The split becomes even more pronounced when Alfred takes a lover, Robert’s former assistant Olivia (Scarlett Johansson), whom Cutter describes as a pretty girl whose inexperience matters less than the fact that “she knows how to present herself,” that is, she provides an appropriate distraction on stage. She serves a similar function in the film, while also exposing the men’s relationship as a series of splits that are also connections.
She also mirrors Sarah, much as the men mirror one another. During a dinner Alfred arranges, seating his mistress opposite his wife, Olivia calls him “Freddy.” With this, the women share a moment. They both understand they’re competing, predictably, for affection, security, and commitment from their man. But they also know they cannot “win.”

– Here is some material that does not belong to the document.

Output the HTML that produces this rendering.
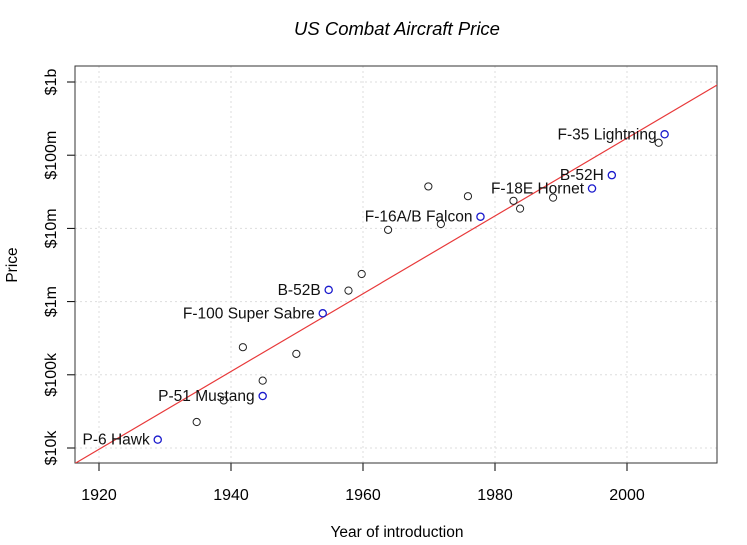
<!DOCTYPE html>
<html><head><meta charset="utf-8"><style>
body{margin:0;background:#fff;}
svg{display:block;font-family:"Liberation Sans",sans-serif;}
</style></head><body>
<svg id="chart" width="747" height="545">
<text x="397" y="35" text-anchor="middle" font-size="18.5" font-style="italic">US Combat Aircraft Price</text>
<text x="397" y="537" text-anchor="middle" font-size="15.5">Year of introduction</text>
<text transform="translate(17,265) rotate(-90)" text-anchor="middle" font-size="15.5">Price</text>
<g id="grid"></g><g id="axes"></g><g id="marks"></g>
</svg>
<script>
const xTicks=[1920,1940,1960,1980,2000];
const yTicks=[4,5,6,7,8,9];
const yTickLabels=["$10k","$100k","$1m","$10m","$100m","$1b"];
const otherYears=[1934.8,1938.9,1941.8,1944.8,1949.9,1957.8,1959.8,1963.8,1969.9,1971.8,1975.9,1982.8,1983.8,1988.8,2004.8];
const otherLogPrice=[4.355,4.65,5.377,4.92,5.286,6.15,6.377,6.98,7.573,7.06,7.44,7.377,7.27,7.42,8.17];
const namedLabels=["P-6 Hawk","P-51 Mustang","F-100 Super Sabre","B-52B","F-16A/B Falcon","F-18E Hornet","B-52H","F-35 Lightning"];
const namedYears=[1928.9,1944.8,1953.9,1954.8,1977.8,1994.7,1997.7,2005.7];
const namedLogPrice=[4.114,4.71,5.84,6.16,7.16,7.545,7.727,8.286];
const fitIntercept1900=2.920;
const fitSlope=0.05313;

const L=75,R=717,T=66,B=463;
const X=y=>99+(y-1920)*6.6;
const Y=v=>448-(v-4)*73.2;
const NS="http://www.w3.org/2000/svg";
function mk(p,tag,at){const e=document.createElementNS(NS,tag);for(const k in at)e.setAttribute(k,at[k]);p.appendChild(e);return e;}
const grid=document.getElementById('grid'),axes=document.getElementById('axes'),marks=document.getElementById('marks');
xTicks.forEach(t=>{
  const g=mk(grid,'line',{x1:X(t),x2:X(t),y1:T,y2:B,stroke:'#ddd','stroke-dasharray':'2,3'});
  
  
  const k=mk(axes,'line',{x1:X(t),x2:X(t),y1:B,y2:B+8,stroke:'#000'});
  
  
  const tx=mk(axes,'text',{x:X(t),y:B+37,'text-anchor':'middle','font-size':16});
  tx.textContent=t;
  
  
});
yTicks.forEach((t,i)=>{
  const g=mk(grid,'line',{x1:L,x2:R,y1:Y(t),y2:Y(t),stroke:'#ddd','stroke-dasharray':'2,3'});
  
  
  const k=mk(axes,'line',{x1:L-8,x2:L,y1:Y(t),y2:Y(t),stroke:'#000'});
  
  
  const tx=mk(axes,'text',{transform:`translate(${L-19},${Y(t)}) rotate(-90)`,'text-anchor':'middle','font-size':16});
  tx.textContent=yTickLabels[i];
  
  
});
const box=mk(axes,'rect',{x:L,y:T,width:R-L,height:B-T,fill:'none',stroke:'#333'});


const cp=mk(marks,'clipPath',{id:'cp'});mk(cp,'rect',{x:L,y:T,width:R-L,height:B-T});
const y0=1900,y1=2030;
const fit=mk(marks,'line',{x1:X(y0),y1:Y(fitIntercept1900+fitSlope*(y0-1900)),x2:X(y1),y2:Y(fitIntercept1900+fitSlope*(y1-1900)),stroke:'#e8393a','stroke-width':1.2,'clip-path':'url(#cp)'});


otherYears.forEach((yr,i)=>{
  const c=mk(marks,'circle',{cx:X(yr),cy:Y(otherLogPrice[i]),r:3.6,fill:'none',stroke:'#222','stroke-width':1});
  
  
});
namedYears.forEach((yr,i)=>{
  const c=mk(marks,'circle',{cx:X(yr),cy:Y(namedLogPrice[i]),r:3.6,fill:'none',stroke:'#1a1acc','stroke-width':1.3});
  
  
  const t=mk(marks,'text',{x:X(yr)-8,y:Y(namedLogPrice[i])+5,'text-anchor':'end','font-size':15.5,fill:'#111'});
  t.textContent=namedLabels[i];
  
  
});
</script>
</body></html>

The men, by contrast, continue to pursue victory, imagining that the costs won’t outweigh whatever pleasure they find in besting their opponent. The contest turns increasingly aggressive, with each increasingly isolated and spiteful. Robert’s efforts to reproduce Alfred’s signature trick — The Transported Man — take him to Colorado Springs, where an inventor named Tesla (David Bowie) is conducting experiments involving wild displays of electrical charges and a faithful assistant (Andy Serkis, sans digital body-mapping), all locked up inside a spooky lab in the mountains that evokes Victor Frankenstein’s.
The fact that Tesla also runs into trouble with a couple of shady types referred to as “Edison’s men” raises the specter of commercial competition, yet another layer in the film’s study of illusion and replication. The magicians chase after control of their illusions, performances that fool audiences who want to be fooled. They believe that their competition depends on knowing each other’s secrets, on not being fooled. But they are ever fooled, as each believes he is the more original prestidigitator. Ironically, this makes them, as Olivia observes angrily, “perfect for each other.”